INSTRUCTION:
Without the pictures, write out all the lines below exactly as they appear.

╭──

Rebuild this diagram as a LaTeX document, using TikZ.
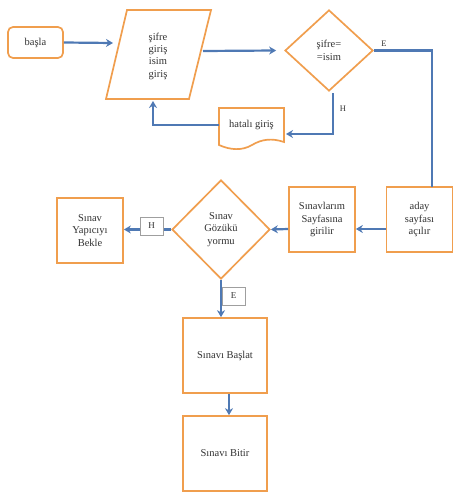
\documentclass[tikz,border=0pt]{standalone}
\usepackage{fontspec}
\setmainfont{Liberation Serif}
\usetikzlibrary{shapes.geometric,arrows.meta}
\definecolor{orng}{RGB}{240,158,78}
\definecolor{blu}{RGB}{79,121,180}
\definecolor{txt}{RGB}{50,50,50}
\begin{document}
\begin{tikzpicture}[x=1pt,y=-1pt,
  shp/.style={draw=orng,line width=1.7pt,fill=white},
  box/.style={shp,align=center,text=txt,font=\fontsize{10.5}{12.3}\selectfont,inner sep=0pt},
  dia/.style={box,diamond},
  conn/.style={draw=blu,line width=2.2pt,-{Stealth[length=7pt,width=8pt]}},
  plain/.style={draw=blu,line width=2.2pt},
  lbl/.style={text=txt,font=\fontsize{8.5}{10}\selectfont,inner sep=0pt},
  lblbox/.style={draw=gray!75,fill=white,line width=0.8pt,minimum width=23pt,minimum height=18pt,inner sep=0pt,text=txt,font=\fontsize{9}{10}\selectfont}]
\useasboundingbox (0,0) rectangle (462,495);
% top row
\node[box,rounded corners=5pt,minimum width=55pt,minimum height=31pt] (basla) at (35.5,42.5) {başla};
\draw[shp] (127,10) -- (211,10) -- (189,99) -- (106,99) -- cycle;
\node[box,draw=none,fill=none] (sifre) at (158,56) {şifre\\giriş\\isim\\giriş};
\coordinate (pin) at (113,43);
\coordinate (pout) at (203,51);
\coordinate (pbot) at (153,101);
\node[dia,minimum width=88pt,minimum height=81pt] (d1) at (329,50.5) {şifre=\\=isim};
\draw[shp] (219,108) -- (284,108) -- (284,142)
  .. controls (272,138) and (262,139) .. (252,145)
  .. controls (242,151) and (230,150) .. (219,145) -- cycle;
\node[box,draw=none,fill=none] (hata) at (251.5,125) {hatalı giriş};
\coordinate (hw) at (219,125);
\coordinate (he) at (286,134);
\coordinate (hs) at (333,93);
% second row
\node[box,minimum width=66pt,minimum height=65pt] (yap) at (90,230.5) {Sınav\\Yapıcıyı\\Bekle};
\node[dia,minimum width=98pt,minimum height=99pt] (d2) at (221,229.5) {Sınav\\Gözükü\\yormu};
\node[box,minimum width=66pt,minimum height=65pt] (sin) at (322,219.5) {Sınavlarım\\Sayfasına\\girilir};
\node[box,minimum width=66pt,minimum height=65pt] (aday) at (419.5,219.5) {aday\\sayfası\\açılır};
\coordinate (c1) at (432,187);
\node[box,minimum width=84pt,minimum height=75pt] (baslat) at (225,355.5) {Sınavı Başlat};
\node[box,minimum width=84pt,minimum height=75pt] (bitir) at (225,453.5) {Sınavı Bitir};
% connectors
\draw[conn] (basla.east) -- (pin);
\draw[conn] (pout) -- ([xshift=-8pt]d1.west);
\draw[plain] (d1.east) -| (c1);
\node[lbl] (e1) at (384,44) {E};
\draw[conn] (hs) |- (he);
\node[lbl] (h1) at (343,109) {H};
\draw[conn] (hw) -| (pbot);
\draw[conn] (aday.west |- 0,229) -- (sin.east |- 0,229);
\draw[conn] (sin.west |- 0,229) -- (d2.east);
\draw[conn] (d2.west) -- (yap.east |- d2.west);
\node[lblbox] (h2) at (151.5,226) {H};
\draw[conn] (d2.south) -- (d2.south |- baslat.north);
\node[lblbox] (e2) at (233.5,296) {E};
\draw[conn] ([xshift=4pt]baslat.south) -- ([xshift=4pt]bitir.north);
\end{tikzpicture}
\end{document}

╰──

RESPONSE BELOW:
Rebuild this diagram as a LaTeX document, using TikZ.
\documentclass[tikz,border=0pt]{standalone}
\usepackage{fontspec}
\setmainfont{Liberation Serif}
\usetikzlibrary{shapes.geometric,arrows.meta}
\definecolor{orng}{RGB}{240,158,78}
\definecolor{blu}{RGB}{79,121,180}
\definecolor{txt}{RGB}{50,50,50}
\begin{document}
\begin{tikzpicture}[x=1pt,y=-1pt,
  shp/.style={draw=orng,line width=1.7pt,fill=white},
  box/.style={shp,align=center,text=txt,font=\fontsize{10.5}{12.3}\selectfont,inner sep=0pt},
  dia/.style={box,diamond},
  conn/.style={draw=blu,line width=2.2pt,-{Stealth[length=7pt,width=8pt]}},
  plain/.style={draw=blu,line width=2.2pt},
  lbl/.style={text=txt,font=\fontsize{8.5}{10}\selectfont,inner sep=0pt},
  lblbox/.style={draw=gray!75,fill=white,line width=0.8pt,minimum width=23pt,minimum height=18pt,inner sep=0pt,text=txt,font=\fontsize{9}{10}\selectfont}]
\useasboundingbox (0,0) rectangle (462,495);
% top row
\node[box,rounded corners=5pt,minimum width=55pt,minimum height=31pt] (basla) at (35.5,42.5) {başla};
\draw[shp] (127,10) -- (211,10) -- (189,99) -- (106,99) -- cycle;
\node[box,draw=none,fill=none] (sifre) at (158,56) {şifre\\giriş\\isim\\giriş};
\coordinate (pin) at (113,43);
\coordinate (pout) at (203,51);
\coordinate (pbot) at (153,101);
\node[dia,minimum width=88pt,minimum height=81pt] (d1) at (329,50.5) {şifre=\\=isim};
\draw[shp] (219,108) -- (284,108) -- (284,142)
  .. controls (272,138) and (262,139) .. (252,145)
  .. controls (242,151) and (230,150) .. (219,145) -- cycle;
\node[box,draw=none,fill=none] (hata) at (251.5,125) {hatalı giriş};
\coordinate (hw) at (219,125);
\coordinate (he) at (286,134);
\coordinate (hs) at (333,93);
% second row
\node[box,minimum width=66pt,minimum height=65pt] (yap) at (90,230.5) {Sınav\\Yapıcıyı\\Bekle};
\node[dia,minimum width=98pt,minimum height=99pt] (d2) at (221,229.5) {Sınav\\Gözükü\\yormu};
\node[box,minimum width=66pt,minimum height=65pt] (sin) at (322,219.5) {Sınavlarım\\Sayfasına\\girilir};
\node[box,minimum width=66pt,minimum height=65pt] (aday) at (419.5,219.5) {aday\\sayfası\\açılır};
\coordinate (c1) at (432,187);
\node[box,minimum width=84pt,minimum height=75pt] (baslat) at (225,355.5) {Sınavı Başlat};
\node[box,minimum width=84pt,minimum height=75pt] (bitir) at (225,453.5) {Sınavı Bitir};
% connectors
\draw[conn] (basla.east) -- (pin);
\draw[conn] (pout) -- ([xshift=-8pt]d1.west);
\draw[plain] (d1.east) -| (c1);
\node[lbl] (e1) at (384,44) {E};
\draw[conn] (hs) |- (he);
\node[lbl] (h1) at (343,109) {H};
\draw[conn] (hw) -| (pbot);
\draw[conn] (aday.west |- 0,229) -- (sin.east |- 0,229);
\draw[conn] (sin.west |- 0,229) -- (d2.east);
\draw[conn] (d2.west) -- (yap.east |- d2.west);
\node[lblbox] (h2) at (151.5,226) {H};
\draw[conn] (d2.south) -- (d2.south |- baslat.north);
\node[lblbox] (e2) at (233.5,296) {E};
\draw[conn] ([xshift=4pt]baslat.south) -- ([xshift=4pt]bitir.north);
\end{tikzpicture}
\end{document}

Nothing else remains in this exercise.